Task to complete >> Repeat only the lines running from the beginning of the material through the line that contains "290, 290, 291, 291, 291, 310, 311, 314]".

Information shown >>

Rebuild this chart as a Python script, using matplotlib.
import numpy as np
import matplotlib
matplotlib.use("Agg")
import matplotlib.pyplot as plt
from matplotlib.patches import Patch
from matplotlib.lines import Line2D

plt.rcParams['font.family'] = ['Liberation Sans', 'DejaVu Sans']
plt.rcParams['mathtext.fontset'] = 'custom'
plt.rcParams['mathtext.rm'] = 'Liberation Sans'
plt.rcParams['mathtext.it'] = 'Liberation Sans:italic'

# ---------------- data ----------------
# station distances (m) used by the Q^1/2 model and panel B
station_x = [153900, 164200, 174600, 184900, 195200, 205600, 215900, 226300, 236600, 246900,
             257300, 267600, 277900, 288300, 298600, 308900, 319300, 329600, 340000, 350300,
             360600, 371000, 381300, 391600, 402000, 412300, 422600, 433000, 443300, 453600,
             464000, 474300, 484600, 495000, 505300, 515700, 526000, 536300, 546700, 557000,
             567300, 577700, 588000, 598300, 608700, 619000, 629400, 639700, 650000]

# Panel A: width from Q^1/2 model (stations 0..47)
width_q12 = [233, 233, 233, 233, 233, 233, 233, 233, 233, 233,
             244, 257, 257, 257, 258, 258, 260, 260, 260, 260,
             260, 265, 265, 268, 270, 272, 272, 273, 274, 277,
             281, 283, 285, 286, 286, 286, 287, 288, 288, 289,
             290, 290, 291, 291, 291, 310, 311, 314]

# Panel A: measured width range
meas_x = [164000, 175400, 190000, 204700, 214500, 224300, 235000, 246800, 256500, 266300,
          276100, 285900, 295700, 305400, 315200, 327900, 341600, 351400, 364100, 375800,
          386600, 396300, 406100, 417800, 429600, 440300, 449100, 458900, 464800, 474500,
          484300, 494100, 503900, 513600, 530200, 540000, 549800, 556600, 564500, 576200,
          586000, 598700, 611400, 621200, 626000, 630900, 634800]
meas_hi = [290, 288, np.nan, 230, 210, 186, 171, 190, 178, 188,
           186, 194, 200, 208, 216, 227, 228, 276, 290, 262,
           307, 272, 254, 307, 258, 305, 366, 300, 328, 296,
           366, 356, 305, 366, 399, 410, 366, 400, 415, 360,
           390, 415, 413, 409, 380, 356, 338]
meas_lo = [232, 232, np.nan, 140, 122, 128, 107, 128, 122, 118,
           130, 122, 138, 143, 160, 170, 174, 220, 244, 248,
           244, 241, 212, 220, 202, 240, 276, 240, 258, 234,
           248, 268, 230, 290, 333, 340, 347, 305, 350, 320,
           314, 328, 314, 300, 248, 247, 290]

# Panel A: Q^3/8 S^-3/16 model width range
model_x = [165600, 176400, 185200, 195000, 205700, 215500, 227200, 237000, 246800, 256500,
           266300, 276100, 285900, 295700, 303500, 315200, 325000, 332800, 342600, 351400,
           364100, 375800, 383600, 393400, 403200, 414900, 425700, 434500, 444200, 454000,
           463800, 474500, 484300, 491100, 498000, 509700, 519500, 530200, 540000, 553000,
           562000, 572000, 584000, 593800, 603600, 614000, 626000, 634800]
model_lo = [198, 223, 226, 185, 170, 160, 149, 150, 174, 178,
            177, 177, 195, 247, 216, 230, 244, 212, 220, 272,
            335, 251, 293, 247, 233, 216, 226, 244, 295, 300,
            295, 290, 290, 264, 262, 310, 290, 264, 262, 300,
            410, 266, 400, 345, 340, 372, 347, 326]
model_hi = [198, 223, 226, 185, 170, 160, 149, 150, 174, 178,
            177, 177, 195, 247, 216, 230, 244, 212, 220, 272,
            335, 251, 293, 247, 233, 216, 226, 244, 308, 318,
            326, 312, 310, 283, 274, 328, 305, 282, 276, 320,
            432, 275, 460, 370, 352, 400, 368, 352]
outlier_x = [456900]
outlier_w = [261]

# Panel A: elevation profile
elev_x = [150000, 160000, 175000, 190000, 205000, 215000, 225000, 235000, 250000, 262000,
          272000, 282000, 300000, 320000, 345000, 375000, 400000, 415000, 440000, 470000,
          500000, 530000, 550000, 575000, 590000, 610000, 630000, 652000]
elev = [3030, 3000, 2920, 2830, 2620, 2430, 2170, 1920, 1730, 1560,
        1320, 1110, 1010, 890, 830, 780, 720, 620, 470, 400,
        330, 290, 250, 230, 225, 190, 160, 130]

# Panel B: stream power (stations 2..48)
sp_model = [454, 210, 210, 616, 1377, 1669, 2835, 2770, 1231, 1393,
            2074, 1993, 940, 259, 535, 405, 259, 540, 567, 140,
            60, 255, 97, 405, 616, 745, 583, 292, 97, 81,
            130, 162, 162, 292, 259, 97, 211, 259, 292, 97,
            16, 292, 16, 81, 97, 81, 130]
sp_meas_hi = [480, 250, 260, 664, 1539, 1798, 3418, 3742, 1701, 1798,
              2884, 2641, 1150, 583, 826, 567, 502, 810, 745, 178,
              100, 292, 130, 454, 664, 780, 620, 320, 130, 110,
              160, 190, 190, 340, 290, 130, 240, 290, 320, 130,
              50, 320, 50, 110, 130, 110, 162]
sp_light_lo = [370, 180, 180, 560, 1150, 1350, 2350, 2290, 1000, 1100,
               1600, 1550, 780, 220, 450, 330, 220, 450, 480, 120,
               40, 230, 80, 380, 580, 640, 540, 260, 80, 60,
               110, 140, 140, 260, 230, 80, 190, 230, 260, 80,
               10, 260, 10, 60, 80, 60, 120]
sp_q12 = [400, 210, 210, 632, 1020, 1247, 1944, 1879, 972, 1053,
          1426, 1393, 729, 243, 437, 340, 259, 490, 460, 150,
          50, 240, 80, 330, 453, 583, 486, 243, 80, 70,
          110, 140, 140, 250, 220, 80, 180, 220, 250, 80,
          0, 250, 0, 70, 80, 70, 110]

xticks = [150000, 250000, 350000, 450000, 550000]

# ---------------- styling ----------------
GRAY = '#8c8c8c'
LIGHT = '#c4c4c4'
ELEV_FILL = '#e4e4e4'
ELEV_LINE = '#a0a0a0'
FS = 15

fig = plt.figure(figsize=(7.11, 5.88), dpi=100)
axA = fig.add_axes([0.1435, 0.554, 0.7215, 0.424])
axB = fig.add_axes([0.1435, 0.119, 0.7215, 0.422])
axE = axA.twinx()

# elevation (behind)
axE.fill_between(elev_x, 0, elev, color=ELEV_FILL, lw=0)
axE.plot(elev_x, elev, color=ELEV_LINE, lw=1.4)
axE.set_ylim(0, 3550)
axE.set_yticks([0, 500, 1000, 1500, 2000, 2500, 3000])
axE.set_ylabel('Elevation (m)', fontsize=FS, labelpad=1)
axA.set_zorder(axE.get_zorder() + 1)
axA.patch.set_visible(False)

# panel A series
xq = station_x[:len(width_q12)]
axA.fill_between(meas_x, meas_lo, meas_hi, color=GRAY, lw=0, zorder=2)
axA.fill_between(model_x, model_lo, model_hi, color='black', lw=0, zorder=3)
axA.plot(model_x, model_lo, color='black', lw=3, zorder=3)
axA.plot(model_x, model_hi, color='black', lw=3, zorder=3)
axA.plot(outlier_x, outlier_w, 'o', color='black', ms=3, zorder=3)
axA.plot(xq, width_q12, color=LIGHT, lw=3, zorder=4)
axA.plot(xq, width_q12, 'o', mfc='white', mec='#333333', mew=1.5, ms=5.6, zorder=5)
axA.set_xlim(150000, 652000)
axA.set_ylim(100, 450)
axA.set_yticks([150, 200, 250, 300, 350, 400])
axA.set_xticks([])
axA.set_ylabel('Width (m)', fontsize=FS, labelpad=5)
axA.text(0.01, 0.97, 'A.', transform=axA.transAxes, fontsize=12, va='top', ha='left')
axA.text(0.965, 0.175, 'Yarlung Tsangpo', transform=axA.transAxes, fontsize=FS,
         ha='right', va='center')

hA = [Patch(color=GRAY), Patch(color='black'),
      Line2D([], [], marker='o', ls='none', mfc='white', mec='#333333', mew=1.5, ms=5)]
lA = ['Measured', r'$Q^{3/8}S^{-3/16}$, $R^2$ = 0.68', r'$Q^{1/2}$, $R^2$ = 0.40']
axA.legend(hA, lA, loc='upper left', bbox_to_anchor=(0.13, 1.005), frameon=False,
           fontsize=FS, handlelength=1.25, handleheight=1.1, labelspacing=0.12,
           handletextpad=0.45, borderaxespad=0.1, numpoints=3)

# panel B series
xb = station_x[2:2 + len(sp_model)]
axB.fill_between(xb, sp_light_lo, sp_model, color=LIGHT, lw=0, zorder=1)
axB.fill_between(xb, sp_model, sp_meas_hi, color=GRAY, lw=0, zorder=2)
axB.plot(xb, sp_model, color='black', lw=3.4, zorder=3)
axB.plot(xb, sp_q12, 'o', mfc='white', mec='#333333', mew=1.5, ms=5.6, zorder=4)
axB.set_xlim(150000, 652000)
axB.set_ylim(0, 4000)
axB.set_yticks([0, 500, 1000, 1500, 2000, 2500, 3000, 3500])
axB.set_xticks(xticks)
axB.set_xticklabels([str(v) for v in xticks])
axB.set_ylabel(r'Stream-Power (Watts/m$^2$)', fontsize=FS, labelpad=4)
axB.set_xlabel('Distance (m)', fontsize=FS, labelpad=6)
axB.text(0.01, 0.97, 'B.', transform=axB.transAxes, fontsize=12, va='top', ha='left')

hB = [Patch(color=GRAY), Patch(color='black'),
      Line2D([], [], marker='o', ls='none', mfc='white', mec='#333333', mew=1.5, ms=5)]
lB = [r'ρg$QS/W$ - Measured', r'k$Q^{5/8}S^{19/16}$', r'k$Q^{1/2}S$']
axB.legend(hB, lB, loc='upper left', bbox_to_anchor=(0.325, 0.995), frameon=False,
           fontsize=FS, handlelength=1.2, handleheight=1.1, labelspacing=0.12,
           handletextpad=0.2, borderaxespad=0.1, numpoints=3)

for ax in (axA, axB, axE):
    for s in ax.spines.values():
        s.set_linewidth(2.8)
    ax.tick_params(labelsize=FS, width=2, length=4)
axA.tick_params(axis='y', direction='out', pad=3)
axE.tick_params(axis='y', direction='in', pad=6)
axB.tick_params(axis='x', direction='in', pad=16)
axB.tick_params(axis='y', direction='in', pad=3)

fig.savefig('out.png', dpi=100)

Final result >>
Rebuild this chart as a Python script, using matplotlib.
import numpy as np
import matplotlib
matplotlib.use("Agg")
import matplotlib.pyplot as plt
from matplotlib.patches import Patch
from matplotlib.lines import Line2D

plt.rcParams['font.family'] = ['Liberation Sans', 'DejaVu Sans']
plt.rcParams['mathtext.fontset'] = 'custom'
plt.rcParams['mathtext.rm'] = 'Liberation Sans'
plt.rcParams['mathtext.it'] = 'Liberation Sans:italic'

# ---------------- data ----------------
# station distances (m) used by the Q^1/2 model and panel B
station_x = [153900, 164200, 174600, 184900, 195200, 205600, 215900, 226300, 236600, 246900,
             257300, 267600, 277900, 288300, 298600, 308900, 319300, 329600, 340000, 350300,
             360600, 371000, 381300, 391600, 402000, 412300, 422600, 433000, 443300, 453600,
             464000, 474300, 484600, 495000, 505300, 515700, 526000, 536300, 546700, 557000,
             567300, 577700, 588000, 598300, 608700, 619000, 629400, 639700, 650000]

# Panel A: width from Q^1/2 model (stations 0..47)
width_q12 = [233, 233, 233, 233, 233, 233, 233, 233, 233, 233,
             244, 257, 257, 257, 258, 258, 260, 260, 260, 260,
             260, 265, 265, 268, 270, 272, 272, 273, 274, 277,
             281, 283, 285, 286, 286, 286, 287, 288, 288, 289,
             290, 290, 291, 291, 291, 310, 311, 314]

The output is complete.